De Amerikaanse krant The Washington Post berichtte in november 2001 dat ook terroristenleider Osama Bin Laden zijn activiteiten mogelijk financierde met de handel in conflictdiamanten uit Sierra Leone. Volgens sommigen is het best mogelijk dat een rebellengroep als het Revolutionary United Front (RUF) in Sierra Leone relaties zou aangaan met de groep van Bin Laden. ‘Maar zolang er geen bewijzen zijn, is dit een non-issue dat geen aandacht verdient’, zegt Eli Izhakoff van de WDC. Zelfs Global Witness gelooft niet in een mogelijke link.

Ook de Hoge Raad neemt afstand van de geruchten: ‘Wij erkennen dat de illegale diamanthandel moet worden aangepakt, maar een verband tussen de diamantsector en het al-Qaeda-netwerk gaat voor ons te ver. Daarvoor zijn geen bewijzen. Misschien hebben sommige diamantairs sympathie voor zulke organisaties, maar dat is hun zaak.’

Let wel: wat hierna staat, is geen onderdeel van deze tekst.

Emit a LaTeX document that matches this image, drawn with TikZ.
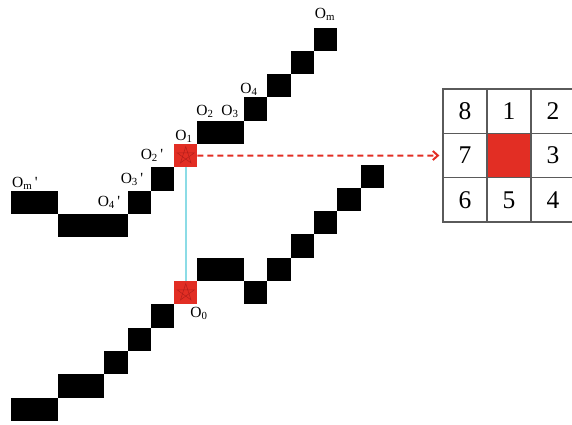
\documentclass[tikz,border=0pt]{standalone}
\usepackage{fontspec}
\setmainfont{Liberation Serif}
\usetikzlibrary{arrows.meta}
\definecolor{bred}{RGB}{226,46,36}
\definecolor{dred}{RGB}{150,20,20}
\definecolor{lcyan}{RGB}{140,220,230}
\definecolor{gridgray}{RGB}{90,90,90}
\newcommand{\blkU}[4]{\node[blk, minimum width=#4*23.3pt] (#1) at ({11+23.3*#2},{144+23.3*#3}) {};}
\newcommand{\blkL}[4]{\node[blk, minimum width=#4*23.3pt] (#1) at ({11+23.3*#2},{281+23.3*#3}) {};}
\begin{document}
\begin{tikzpicture}[x=1pt,y=-1pt,
  blk/.style={fill=black, inner sep=0pt, outer sep=0pt, anchor=north west, minimum height=23.3pt},
  redsq/.style={fill=bred, inner sep=0pt, outer sep=0pt, anchor=north west, minimum width=23.3pt, minimum height=23.3pt},
  starline/.style={draw=dred, line width=0.5pt, opacity=0.6},
  lbl/.style={anchor=base, inner sep=0pt, font=\fontsize{15.5}{15.5}\selectfont},
  cell/.style={draw=gridgray, line width=1.3pt, minimum width=44pt, minimum height=44.3pt, inner sep=0pt, font=\fontsize{25.5}{25.5}\selectfont},
  redarrow/.style={draw=bred, line width=2pt, dash pattern=on 6pt off 4pt, -{Straight Barb[length=5pt,width=9pt]}},
  cyanline/.style={draw=lcyan, line width=2pt}]
\useasboundingbox (0,0) rectangle (572,424);
\clip (0,0) rectangle (572,424);
% upper chain
\blkU{u1}{0}{2}{2}
\blkU{u2}{2}{3}{3}
\blkU{u3}{5}{2}{1}
\blkU{u4}{6}{1}{1}
\node[redsq] (o1) at ({11+23.3*7},144) {};
\blkU{u5}{8}{-1}{2}
\blkU{u6}{10}{-2}{1}
\blkU{u7}{11}{-3}{1}
\blkU{u8}{12}{-4}{1}
\blkU{u9}{13}{-5}{1}
% lower chain
\blkL{l1}{0}{5}{2}
\blkL{l2}{2}{4}{2}
\blkL{l3}{4}{3}{1}
\blkL{l4}{5}{2}{1}
\blkL{l5}{6}{1}{1}
\node[redsq] (o0) at ({11+23.3*7},281) {};
\blkL{l6}{8}{-1}{2}
\blkL{l7}{10}{0}{1}
\blkL{l8}{11}{-1}{1}
\blkL{l9}{12}{-2}{1}
\blkL{l10}{13}{-3}{1}
\blkL{l11}{14}{-4}{1}
\blkL{l12}{15}{-5}{1}
% stars in red squares
\draw[starline, shift={(o1.center)}] (-90:9) -- (54:9) -- (198:9) -- (-18:9) -- (126:9) -- cycle;
\draw[starline, shift={(o0.center)}] (-90:9) -- (54:9) -- (198:9) -- (-18:9) -- (126:9) -- cycle;
% cyan link
\draw[cyanline] (o1.south) -- (o0.north);
% labels
\node[lbl] (lm) at (325,18.3) {O\textsubscript{m}};
\node[lbl] (l4) at (249,93) {O\textsubscript{4}};
\node[lbl] (l2) at (205,115) {O\textsubscript{2}};
\node[lbl] (l3) at (230,115) {O\textsubscript{3}};
\node[lbl] (l1) at (184,140) {O\textsubscript{1}};
\node[lbl] (l2p) at (152,159) {O\textsubscript{2}\,\textquotesingle};
\node[lbl] (l3p) at (132,183) {O\textsubscript{3}\,\textquotesingle};
\node[lbl] (l4p) at (109,206) {O\textsubscript{4}\,\textquotesingle};
\node[lbl] (lmp) at (25,187) {O\textsubscript{m}\,\textquotesingle};
\node[lbl] (l0) at (199,317) {O\textsubscript{0}};
% neighbourhood table
\node[cell] (t8) at (465,111.2) {8};
\node[cell] (t1) at (509,111.2) {1};
\node[cell] (t2) at (553,111.2) {2};
\node[cell] (t7) at (465,155.5) {7};
\node[cell, fill=bred] (tc) at (509,155.5) {};
\node[cell] (t3) at (553,155.5) {3};
\node[cell] (t6) at (465,199.8) {6};
\node[cell] (t5) at (509,199.8) {5};
\node[cell] (t4) at (553,199.8) {4};
% arrow
\draw[redarrow] (o1.east) -- ([xshift=-3pt]t7.west);
\end{tikzpicture}
\end{document}
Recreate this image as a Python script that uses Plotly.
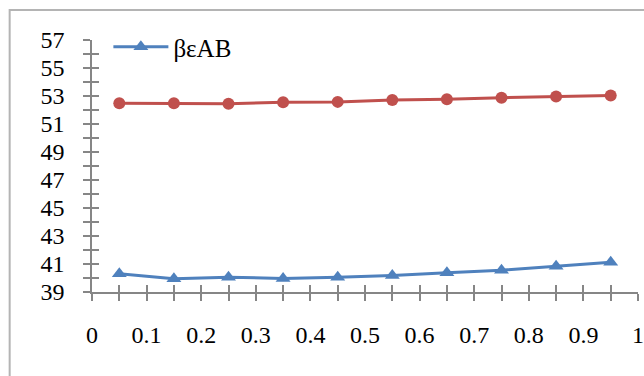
import plotly.graph_objects as go

# Data
x_vals = [0.05, 0.15, 0.25, 0.35, 0.45, 0.55, 0.65, 0.75, 0.85, 0.95]
beta_eps_ab = [40.30, 39.95, 40.05, 39.97, 40.05, 40.18, 40.37, 40.56, 40.84, 41.13]
upper_series = [52.49, 52.49, 52.45, 52.56, 52.58, 52.72, 52.77, 52.88, 52.96, 53.03]

# Axis ticks and labels
y_tick_vals = [39, 40, 41, 42, 43, 44, 45, 46, 47, 48, 49, 50, 51, 52, 53, 54, 55, 56, 57]
y_tick_text = ["39", "", "41", "", "43", "", "45", "", "47", "", "49", "", "51", "", "53", "", "55", "", "57"]
x_tick_vals = [0, 0.05, 0.1, 0.15, 0.2, 0.25, 0.3, 0.35, 0.4, 0.45, 0.5,
               0.55, 0.6, 0.65, 0.7, 0.75, 0.8, 0.85, 0.9, 0.95, 1.0]
x_tick_text = ["0", "", "0.1", "", "0.2", "", "0.3", "", "0.4", "", "0.5",
               "", "0.6", "", "0.7", "", "0.8", "", "0.9", "", "1"]

BLUE = "#4F81BD"
RED = "#C0504D"
AXIS = "#868686"
FONT = "Liberation Serif"

fig = go.Figure()

fig.add_trace(go.Scatter(
    x=x_vals, y=beta_eps_ab, name="βεAB", mode="lines+markers",
    line=dict(color=BLUE, width=3),
    marker=dict(symbol="triangle-up", size=13, color=BLUE),
    xaxis="x", yaxis="y",
))
fig.add_trace(go.Scatter(
    x=x_vals, y=upper_series, name="βεAA", mode="lines+markers",
    line=dict(color=RED, width=3),
    marker=dict(symbol="circle", size=12, color=RED),
    showlegend=False, xaxis="x2", yaxis="y2",
))

# Primary axes carry the outside tick halves and labels; the overlaid pair
# adds the inside halves so each tick crosses the axis line.
common_x = dict(range=[0, 1], tickvals=x_tick_vals, showgrid=False, zeroline=False,
                ticklen=7, tickwidth=1.5, tickcolor=AXIS, automargin=False)
common_y = dict(range=[39, 57], tickvals=y_tick_vals, showgrid=False, zeroline=False,
                ticklen=7, tickwidth=1.5, tickcolor=AXIS, automargin=False)

fig.update_layout(
    width=644, height=376,
    margin=dict(l=91.5, r=5.5, t=40, b=83.5),
    paper_bgcolor="white", plot_bgcolor="white",
    font=dict(family=FONT, size=24, color="black"),
    showlegend=True,
    legend=dict(x=0.03, y=0.972, xanchor="left", yanchor="middle",
                bgcolor="rgba(0,0,0,0)", font=dict(family=FONT, size=25, color="black"),
                itemwidth=55),
    xaxis=dict(**common_x, ticktext=x_tick_text, ticks="outside",
               showline=True, linecolor=AXIS, linewidth=1.5,
               ticklabelstandoff=13),
    yaxis=dict(**common_y, ticktext=y_tick_text, ticks="outside",
               showline=True, linecolor=AXIS, linewidth=1.5,
               ticklabelstandoff=14),
    xaxis2=dict(**common_x, overlaying="x", anchor="y2", side="bottom",
                ticks="inside", showticklabels=False, showline=False),
    yaxis2=dict(**common_y, overlaying="y", anchor="x2", side="left",
                ticks="inside", showticklabels=False, showline=False),
    # chart frame: left and top edges (the rest lies outside the canvas)
    shapes=[dict(type="path", xref="paper", yref="paper",
                 path="M -0.1508,-0.6 L -0.1508,1.1188 L 1.2,1.1188",
                 line=dict(color="#b4b4b4", width=2), layer="below")],
)

fig.write_html("out.html")
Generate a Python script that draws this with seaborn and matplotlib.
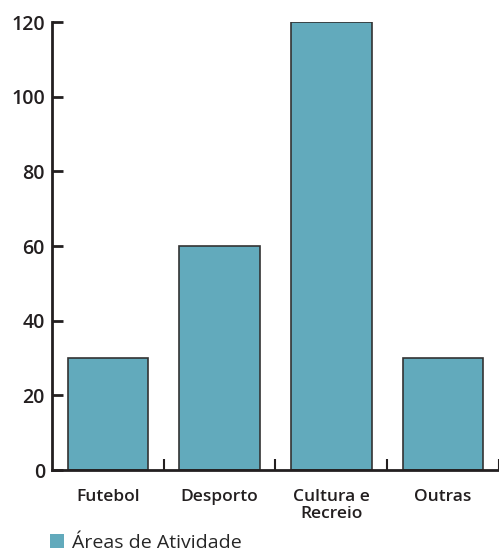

Een zoveelste slag in het gezicht van de diamantindustrie. Rory More O’Ferall van De Beers, het Zuid-Afrikaanse diamantconcern dat 60 procent van de wereldaanvoer van ruwe diamant controleert, vindt dat de industrie onterecht beschuldigd wordt van zaken waar ze maar weinig vat op heeft. ‘Niet de diamanten zijn de oorzaak van de oorlogen in Afrika, wel de grootschalige wapenhandel die evengoed door olie- en houtindustrieën wordt gevoed.’

In Afrika wordt 75 procent van alle diamant van de wereld uit de grond gehaald en landen als Zuid-Afrika, Namibië en Botswana varen er wel bij. Vele jobs en zelfs hele economieën hangen af van de industrie. De HRD zal daarom in oktober op een congres, dat zowel topmensen uit de sector als wereldleiders verwacht, een fonds oprichten dat sociale projecten in de diamantproducerende landen moet ondersteunen.

Terwijl de HRD op het internationale toneel bejubeld wordt voor zijn inzet, werd hij door (een aantal) Antwerpse diamantairs door het slijk gehaald. Zij beschuldigden de Raad ervan ‘een gesloten en hopeloos verouderde instelling die niet meer representatief is’ te zijn.

Een nieuwe raad van bestuur moet daar binnenkort verandering in brengen. Die zal vanaf eind juli bestaan uit vertegenwoordigers van de handel, industrie, beurzen, producenten en banken. Voor het eerst krijgt ook de grootste handelsgroep in Antwerpen, de Indiase gemeenschap, een stem in de raad. Een auditcomité moet bovendien toezien op de rekeningen. De HRD hoopt zo meer slagkracht te krijgen en het tijdperk van polemieken te kunnen afsluiten. Het ‘ Antwerp Certified‘-merk moet een begrip worden in de wereld, want branding wordt de nieuwe uitdaging. De Raad maakt een budget van 11 miljoen euro vrij voor een doelgerichte marketingcampagne. Het 30-jarig instituut wil absoluut vermijden dat het in de toekomst overbodig wordt.

Trui Engels

De handel in bloeddiamant brengt jaarlijks tussen de 500 en 800 miljoen dollar op.